Bu özel eğitim için uygun zaman ve mekan tasarlarlar. Özel dersler için buldukları zaman ikindi namazı ile akşam namazı arasıdır. Mekan ise lahuti bir hava taşıyan camilerdir. Halep’in lahuti mekanlarından eski camilerinden birisini seçerler. Camilerin, talebelerin sinesinde kalkışma ve hareket noktası ve nurlanma merkezi olmasına özen gösterilir. Mescitler onların hem camisi ve hem de camia yani üniversiteleridir. Bu mekanlar imani bir atmosfer kaşımakta ve barındırmaktadır. Ayrıca bu mekanlarda kadim üstatların kaleme aldığı kitapların satırlarından feyz, ihlas ve sıdk akmakta ve taşmaktadır.
Bu çifte vurgulu eğitimin meyvelerinden birisi Muhammed Avvame’dir. Muhammed Avvame bunun faydasını görmüştür. Kuveyt Fıkıh Ansiklopedisi uzmanlarından Ahmet el Hicci el Kürdi onun akranlarına faik olmasını ve üstünlüğünü iki tarzı bir araya getiren eğitim sürecinden kaynaklandığını ifade etmektedir. Eslaf tarzı eğitimi modern eğitimle kucaklaştırmış ve tekamül sağlamıştır. Bu da onu akranlarının üzerine çıkarmıştır.
Geçmişte bu topraklarda imam hatipler ve Kur’an kurslar ikilemi yaşanmıştır. Bizde de eski tarz yerine yeni tarz ikame edilmek ve dini eğitime resmiyet kazandırılmak istenmiştir. Bunun sonucu paralel alanda yükselen Kur’an kursu mezunları açıkta ve kadrosuz kalmışlardır. Kur’an kursu mezunlarının kadrosuz ve açıkta kalmaları süreçten kopmalarını beraberinde getirmiştir.

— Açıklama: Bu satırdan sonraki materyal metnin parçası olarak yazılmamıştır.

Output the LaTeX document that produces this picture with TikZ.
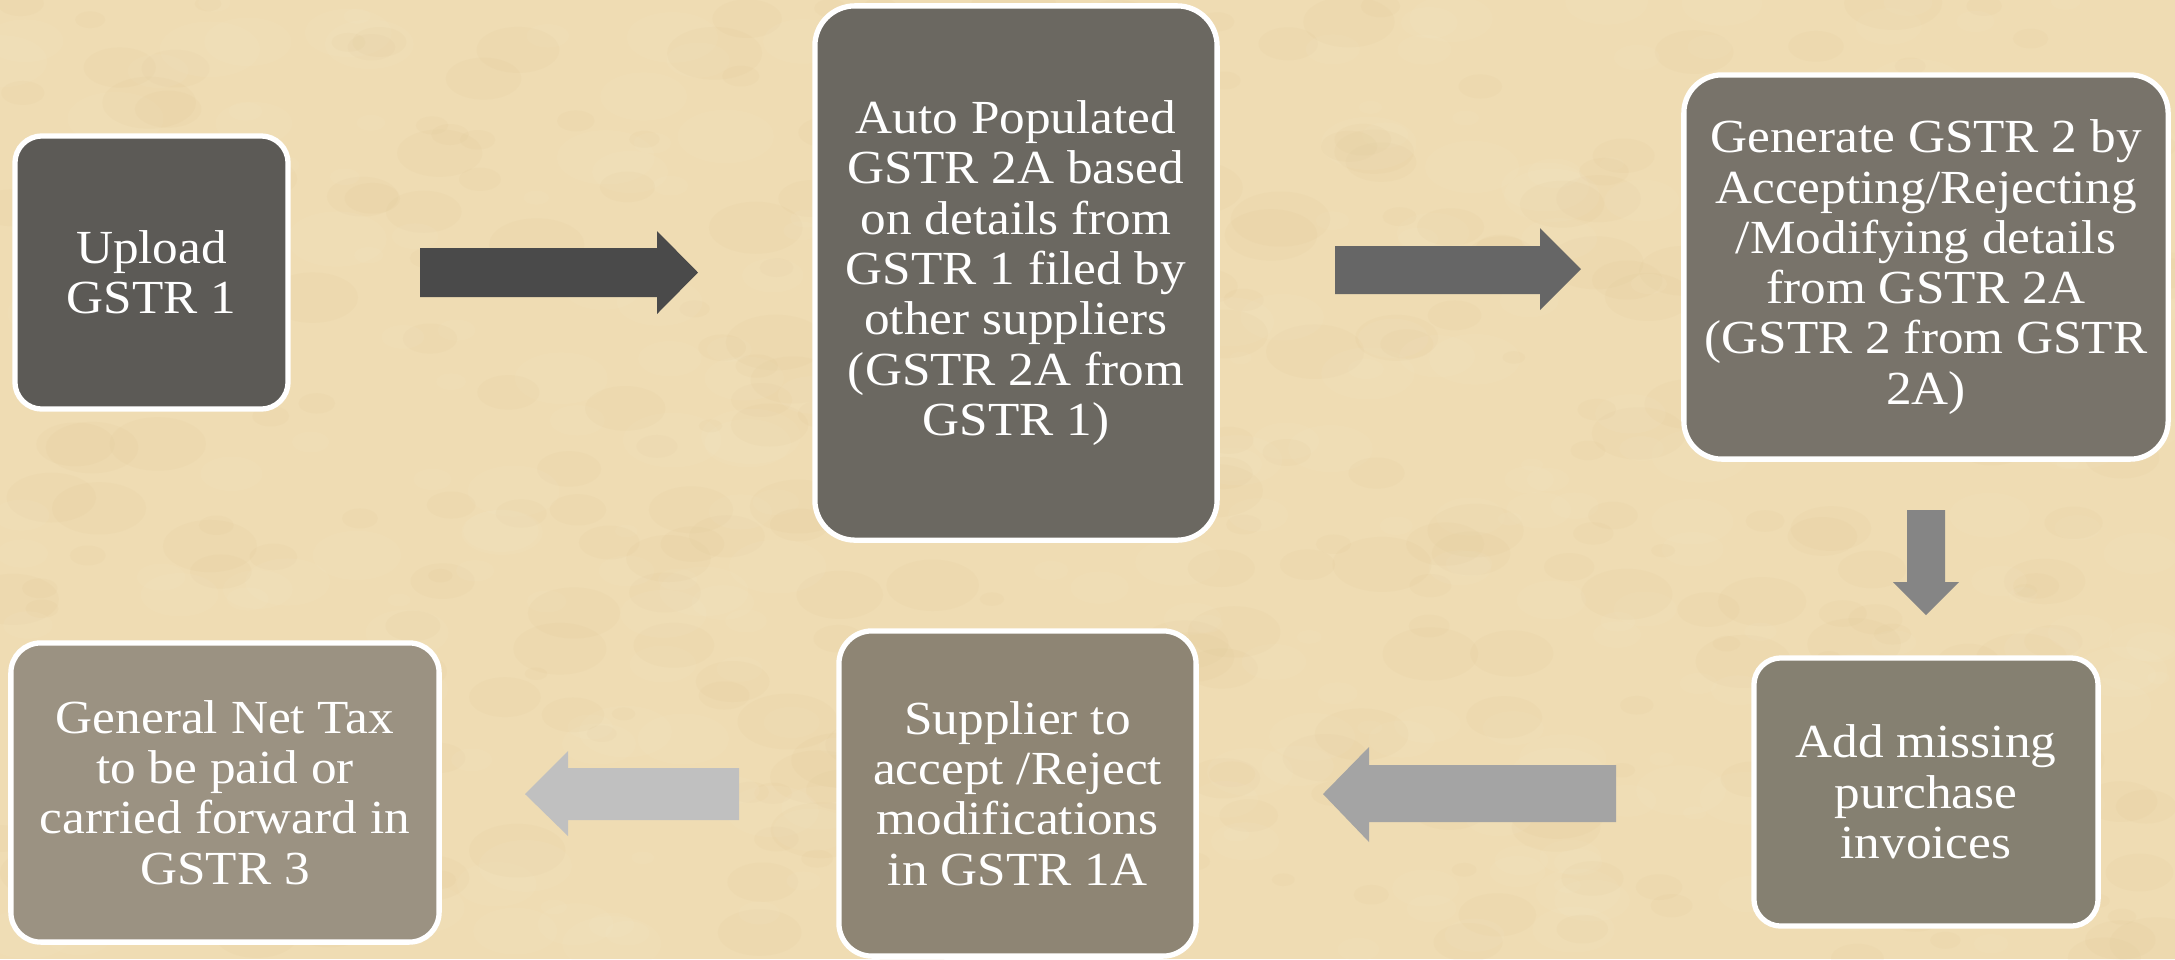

Belki de yapılması gereken Şabaniye Medresesi tarzına son verilmesine karşı Hüsreviye tabelası altında özel eğitimin verilmesini sağlamaktı. Çatışmaya girmeden vakıayı kabullenerek hasarı en aza indirmeye çalışmaktı. Din mihraptan veya modern süreçlerdeki okullar aracılığıyla bozulabilirse de bunu özel himmetlerle telafi etmek ve hasarı asgari düzeye indirmek mümkündü.
Günümüzde tek dikişli ilgi yetmemektedir. Eğitim ve hatta hayatın kendisi seferberlik gerektirmektedir. İlgi sevgi seferberliği. Yoksa toplum aşınması dönülemeyecek bir noktaya gelebilir. Toplumun ve okulların iyilik seferberliğine ihtiyacı var. Talebe çok koldan ve yoldan işlenmelidir.